Tauranac is best known for co-founding the Brabham team with Jack Brabham in the early Sixties, with the duo enjoying great success.
With Tauranac’s engineering ability and Brabham’s speed and brilliant mechanical understanding, the squad became back to back world champions, with Brabham becoming the only driver-owner champion in F1 history in 1966 before Denny Hulme added another title in 1967.
Born in England, but raised in Australia, Tauranac had met Brabham on the Australian hill-climbing scene in the early 1950s. Brabham moved to Europe to pursue his racing aspirations in 1955, but the duo would stay in contact, with the eventual triple world champion inviting Tauranac over to England in 1960 to form Motor Racing Developments, a company that would build cars for many categories, not just Formula 1.

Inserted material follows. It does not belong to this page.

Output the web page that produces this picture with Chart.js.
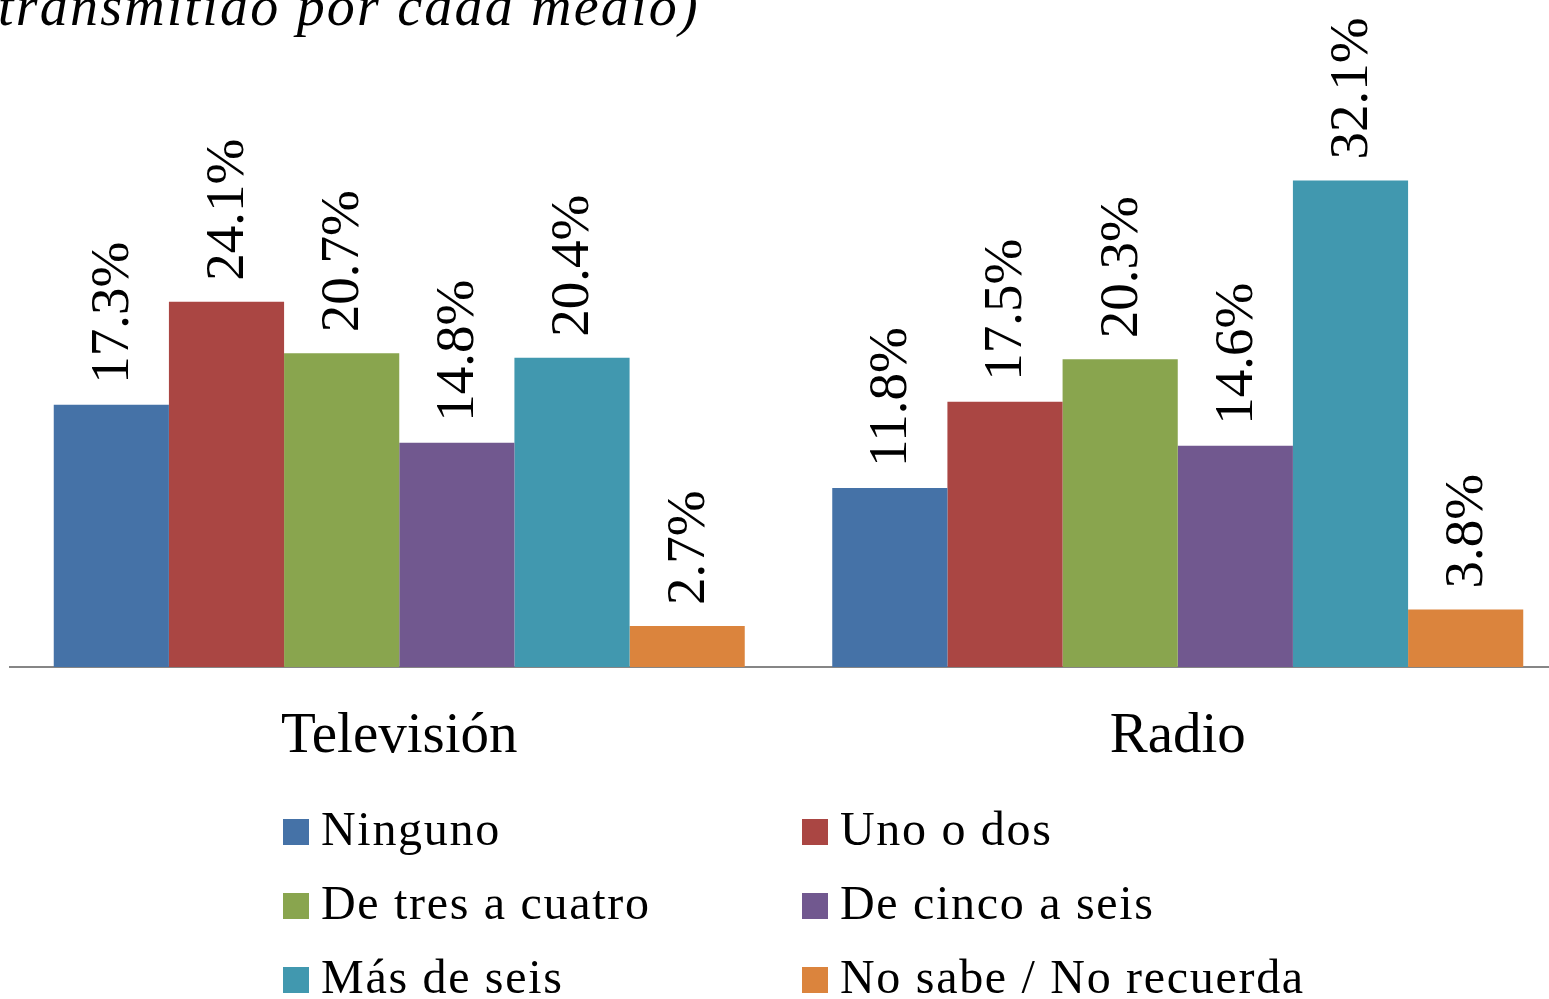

Though he’d initially thought about racing himself when he initially arrived, Tauranac settled into the role of master engineer.
“Ron’s design and manufacturing capabilities were always central to my ideas of independence," wrote Brabham, who’d been world champion with Cooper in 1959 and 1960, in his book The Jack Brabham Story. “He was the only bloke with whom I’d have gone into partnership. He was conscientious to a fault and peerlessly straight.”
Brabham retired in 1970, with Tauranac taking over both Motor Racing Developments and the Brabham team, before selling up to Bernie Ecclestone in 1972.
After F1 he officially founded the Ralt marque, taking the name he and his brother had used for their cars in their early racing days, building race-winning F2, F3 and Formula 3000 cars.
He also designed a Theodore F1 car in 1978 and had a spell as a consultant for the Arrows team in the Nineties.